I’ve been in plenty of locker rooms, including the Browns’ on a daily basis for the last 10 years, and I’ve seen my share of boorish behavior. I fully understand the locker room can be far from an enlightened place.

I saw Gerard Warren hustle (note the irony) across the locker room to stare at the backside of a female television reporter while she tried to do her job. I’ve heard the N-word dropped too many times to count – all among black players. I’ve heard gay slurs spewed without a second thought.

It doesn’t have to be that way.

The jerks will never disappear entirely – the math says you will have at least a couple when you gather 60 elite athletes, most in their early 20s. But the unacceptable behavior can be significantly decreased. The current Browns locker room is a perfect example.

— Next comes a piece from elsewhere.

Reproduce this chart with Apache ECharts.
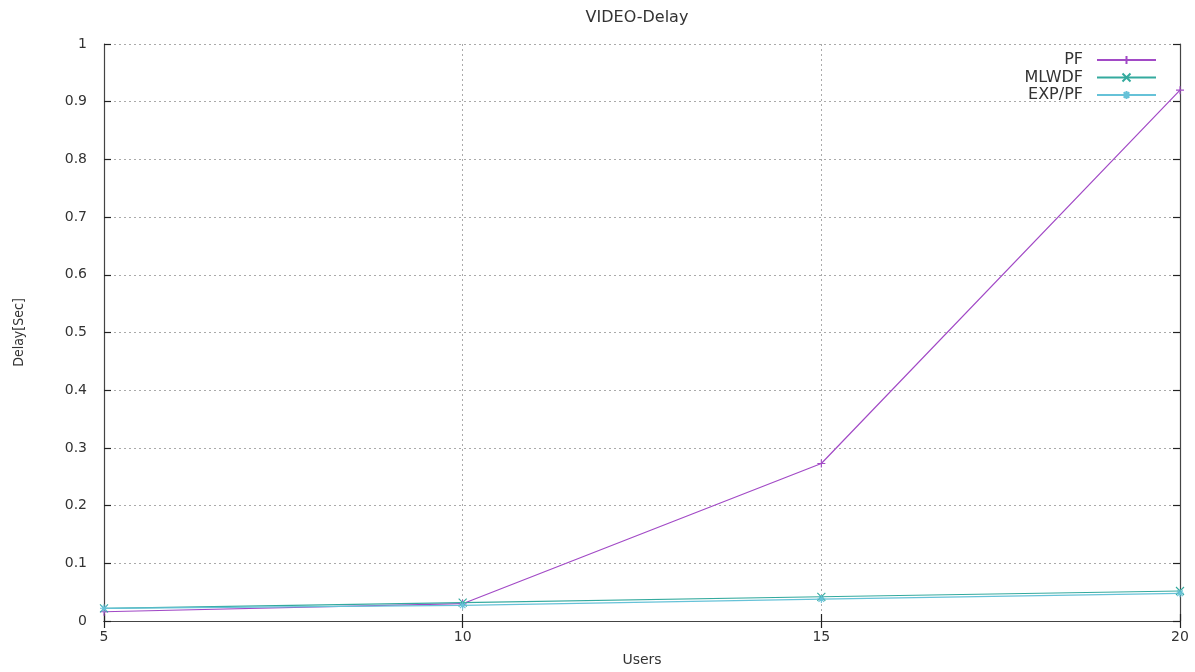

With leaders like linebacker D’Qwell Jackson and left tackle Joe Thomas setting the tone and monitoring their younger teammates, appropriate language and behavior are the norm – and expected. The correct mindset was obvious when Jackson was asked last week about the Dolphins.

He didn’t defend the culture or Incognito. He spoke in simple declaratives.

“When a guy feels like he’s being singled out, that’s not acceptable at all,” Jackson said.

The details of the Martin-Incognito situation are still coming in, and are important as we try to grasp the reasons for the unprecedented controversy. But we shouldn’t get too bogged down in the minutiae to lose sight of the big picture.

Bullying isn’t OK, anywhere. Victims shouldn’t be blamed, no matter their size. Walking away is an appropriate response, for everyone.

These messages have been an integral part of the national discourse over the last couple of weeks. It’s just unfortunate when they’re drowned out by the screams of the uninformed, short-sighted and oblivious.